- Middle East/North Africa
Coptic Christian families continued to flock to Egypt governorates, while the Egyptian Red Crescent Society has announced it is providing LE6 million in aid to displaced families that left Al-Arish in northern Sinai, in the wake of terrorist killings against Copts in the city.
Coptic Orthodox Church sources in Assiut told Al-Masry Al-Youm that 14 families arrived in the cities of Manfalot and Assiut, in Upper Egypt.
One of the fleeing Copts in Assiut is the wife Gamal Garas. She said that gunmen stopped her husband in the market and asked him for his name then killed him by firing bullets to his head. She decided to return to her hometown after the accident.
Another fleeing Coptic Christian, Ra’fat Ayyad, recounted his ordeal. He was selling groceries in his shop in the city, when he saw gunmen searchng for Copts so he decided to leave everything behind and head to Assiut.
Minya governorate also received 6 Coptic Christian families up until Friday. The governor Essam al-Bedeawi met with the families; he was handling their housing and helpng facilitate their children's admission to schools and university in the city.

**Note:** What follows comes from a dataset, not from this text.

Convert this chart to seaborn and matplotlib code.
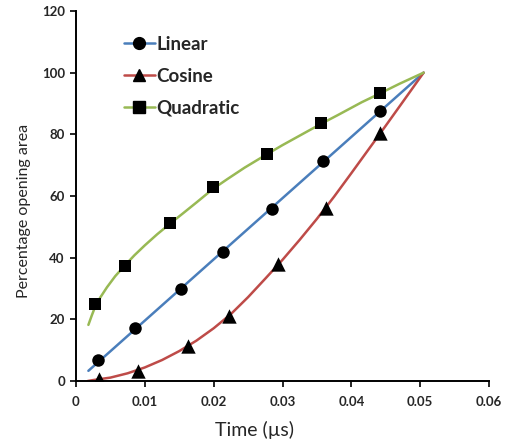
import matplotlib
matplotlib.use("Agg")
import matplotlib.pyplot as plt
from matplotlib.lines import Line2D
import seaborn as sns
import pandas as pd

sns.set_style("ticks")
plt.rcParams['font.family'] = ['Lato', 'DejaVu Sans']

# Curves
linear_t = [0.0018, 0.0505]
linear_v = [3.3, 100.0]

cosine_t = [0.0017, 0.0025, 0.005, 0.0075, 0.010, 0.0125, 0.015, 0.0175,
            0.020, 0.0225, 0.025, 0.0275, 0.030, 0.0325, 0.035, 0.0375,
            0.040, 0.0425, 0.045, 0.0475, 0.0505]
cosine_v = [0.0, 0.3, 1.1, 2.5, 4.4, 6.8, 9.7, 13.1,
            17.1, 21.7, 27.2, 33.2, 39.3, 45.8, 52.6, 59.8,
            67.4, 75.1, 82.8, 90.6, 100.0]

quad_t = [0.0018, 0.0023, 0.0028, 0.0035, 0.0045, 0.0057, 0.0071, 0.0085,
          0.010, 0.0118, 0.0137, 0.0155, 0.0175, 0.0199, 0.022, 0.0245,
          0.0277, 0.030, 0.033, 0.0356, 0.038, 0.0415, 0.0441, 0.047, 0.0505]
quad_v = [18.2, 21.3, 24.2, 27.0, 30.4, 34.0, 37.5, 40.8,
          44.0, 47.6, 51.1, 54.3, 57.9, 62.3, 65.5, 69.2,
          73.5, 76.5, 80.2, 83.4, 86.2, 90.4, 93.2, 96.4, 100.0]

# Markers
linear_mt = [0.0032, 0.0086, 0.0152, 0.0213, 0.0285, 0.0359, 0.0442]
linear_mv = [6.8, 17.1, 29.8, 42.0, 55.9, 71.4, 87.6]
cosine_mt = [0.0033, 0.0090, 0.0163, 0.0222, 0.0294, 0.0363, 0.0442]
cosine_mv = [0.6, 3.3, 11.3, 21.0, 38.0, 56.1, 80.3]
quad_mt = [0.0028, 0.0071, 0.0137, 0.0199, 0.0277, 0.0356, 0.0441]
quad_mv = [24.9, 37.3, 51.1, 62.8, 73.6, 83.7, 93.5]

labels = ["Linear", "Cosine", "Quadratic"]
colors = ["#4A7EBB", "#BE4B48", "#98B954"]
markers = ["o", "^", "s"]
msizes = [9, 9, 9]

x_ticks = [0, 0.01, 0.02, 0.03, 0.04, 0.05, 0.06]
x_ticklabels = ["0", "0.01", "0.02", "0.03", "0.04", "0.05", "0.06"]
y_ticks = [0, 20, 40, 60, 80, 100, 120]

fig = plt.figure(figsize=(5.14, 4.48), dpi=100)
ax = fig.add_axes([76/514, 1-381/448, (489-76)/514, (381-11)/448])

curves = [(linear_t, linear_v), (cosine_t, cosine_v), (quad_t, quad_v)]
marks = [(linear_mt, linear_mv), (cosine_mt, cosine_mv), (quad_mt, quad_mv)]

for (t, v), c in zip(curves, colors):
    df = pd.DataFrame({"t": t, "v": v})
    sns.lineplot(data=df, x="t", y="v", color=c, linewidth=1.8, ax=ax,
                 legend=False, sort=True, zorder=2)

for (t, v), m, s in zip(marks, markers, msizes):
    df = pd.DataFrame({"t": t, "v": v})
    area = (s * (1.15 if m == "^" else 1.0)) ** 2
    sns.scatterplot(data=df, x="t", y="v", marker=m, color="black", s=area,
                    edgecolor="black", linewidth=0, ax=ax, legend=False, zorder=3)

ax.set_xlim(0, 0.06)
ax.set_ylim(0, 120)
ax.set_xticks(x_ticks)
ax.set_xticklabels(x_ticklabels)
ax.set_yticks(y_ticks)
for lab in ax.get_xticklabels() + ax.get_yticklabels():
    lab.set_fontweight("bold")
    lab.set_fontsize(9.5)
ax.tick_params(axis="both", direction="out", length=4, width=1.2, color="black", pad=4)
ax.tick_params(axis="x", pad=7)
for sp in ["top", "right"]:
    ax.spines[sp].set_visible(False)
for sp in ["left", "bottom"]:
    ax.spines[sp].set_linewidth(1.4)
    ax.spines[sp].set_color("black")

ax.set_xlabel("Time (\u00b5s)", fontsize=14)
ax.set_ylabel("Percentage opening area", fontsize=11.5)
ax.xaxis.set_label_coords((254 - 76) / 413, (381 - 421) / 370)
ax.yaxis.set_label_coords((31 - 76) / 413, (381 - 211) / 370)

handles = [Line2D([0], [0], color=c, lw=1.8, marker=m, markersize=8.5,
                  markerfacecolor="black", markeredgecolor="black")
           for c, m in zip(colors, markers)]
leg = fig.legend(handles, labels, loc="upper left", bbox_to_anchor=(118/514, 1-30/448),
                 frameon=False, handlelength=1.65, handletextpad=0.1,
                 labelspacing=0.8, borderpad=0.3, borderaxespad=0,
                 prop={"weight": "bold", "size": 13.5})

fig.savefig("out.png", dpi=100)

Social Solidarity Directorate in the governorate dispensed an urgent subvention to the families.
Also in Dakahlyia governorate, the governor Ahmed al-Shaarawy ordered 5 apartments to be furnished to receive the fleeing families.
The Social Solidarity ministry said in a statement on Friday that the Egyptian Red Crescent Society, in cooperation with the International Committee of The Red Cross (ICRC) provided aid materials worth LE6 million to Coptic families who were displaced from Al-Arish to several governorates, to escape being targeted by the terrorist organization "IS".
The Coptic Orthodox Church said on Tuesday that a total of 133 Christian families, comprising a total of 546 persons, have so far fled from Al-Arish city.
Seven Copts were killed by extremists in Al-Arish in less than three weeks, including two persons who were burned to death. The incidents sparked panic among Coptic families residing in the city and prompted them to move to other provinces, mainly Ismailia.